Obstructive Sleep Apnea

Obstructive Sleep Apnea (OSA) occurs when throat muscles relax during sleep and block the airways. Therefore breathing is interrupted, which makes the individual snore and wake up, gasping for air. People who suffer from sleep apnea experience up to 30 pauses in breathing during a single night. They wake up tired, wrestle with daytime fatigue, and are at higher risk of having problems with arrhythmia, high blood pressure, and heart failure.

Dr. Atul Malhotra, associate professor at Harvard Medical School and sleep specialist at Brigham and Women's Hospital notes that "Over time, OSA exposes the heart and circulation to harmful stimuli that may cause or contribute to the progression of most cardiovascular diseases."

When you fight for your breath during sleep, the body gets into a state of stress. Its functions are on high alert as it releases adrenaline and cortisol (stress hormones) to tackle the shortage of oxygen. When this continually occurs, the levels of adrenaline don’t drop, resulting in high blood pressure.

Studies corroborated that treating OSA reduces the risk of cardiovascular disease.

Moreover, research supports the correlation between insomnia and the risk of heart disease. Shifts in sleep duration have a significant impact on developing heart disease.


Insomnia is a type of sleep disturbance characterized by difficulty in falling asleep, staying asleep, or the absence of restorative sleep (REM sleep). Insomniacs are at a 45% higher risk of suffering and dying from cardiovascular disease compared to those who don’t struggle with this type of sleep disorder.

Chronic sleep loss leads to a metabolic and chemical imbalance in the body. It is associated with elevated levels of inflammatory substances which the body releases in the urge to boost the weakened immune system due to sleep restriction and lack of recovery sleep. Doctors caution that impairment of metabolic hormones and an overflow of stress hormones increase the risk of cardiovascular disease.

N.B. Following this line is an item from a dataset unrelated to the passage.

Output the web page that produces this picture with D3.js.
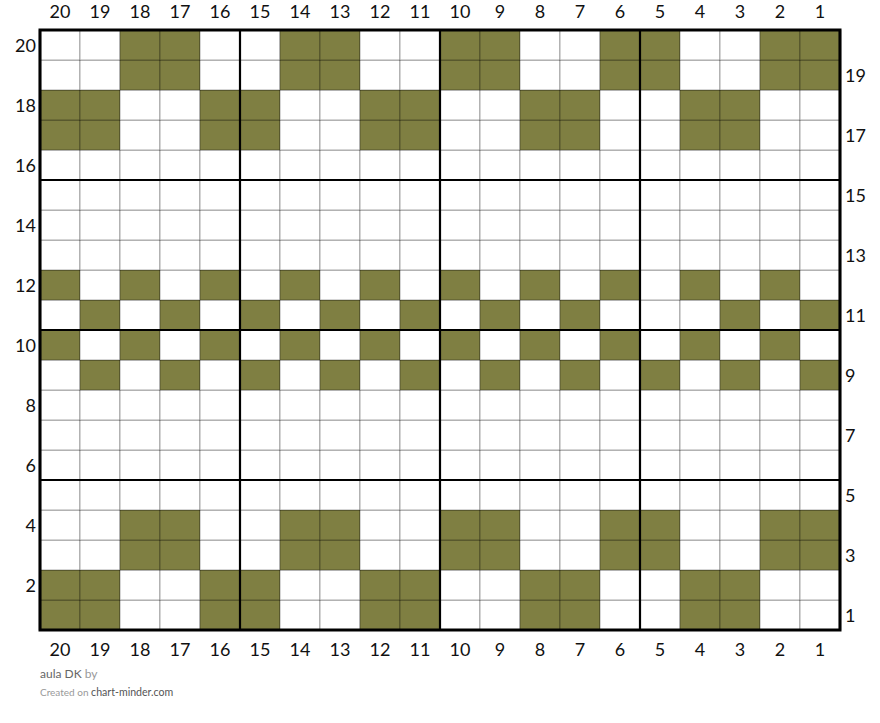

While low-quality sleepers are more likely to suffer from heart disease, the silver lining is that the quality and quantity of sleep patterns are indeed, impacted by a range of cultural, social, physiological, and environmental influences. This powerful reflection leaves the space for altering lifestyle to introduce the changes necessary to improve the quality of sleep, bolster health, extend longevity, and fuel cognitive performance.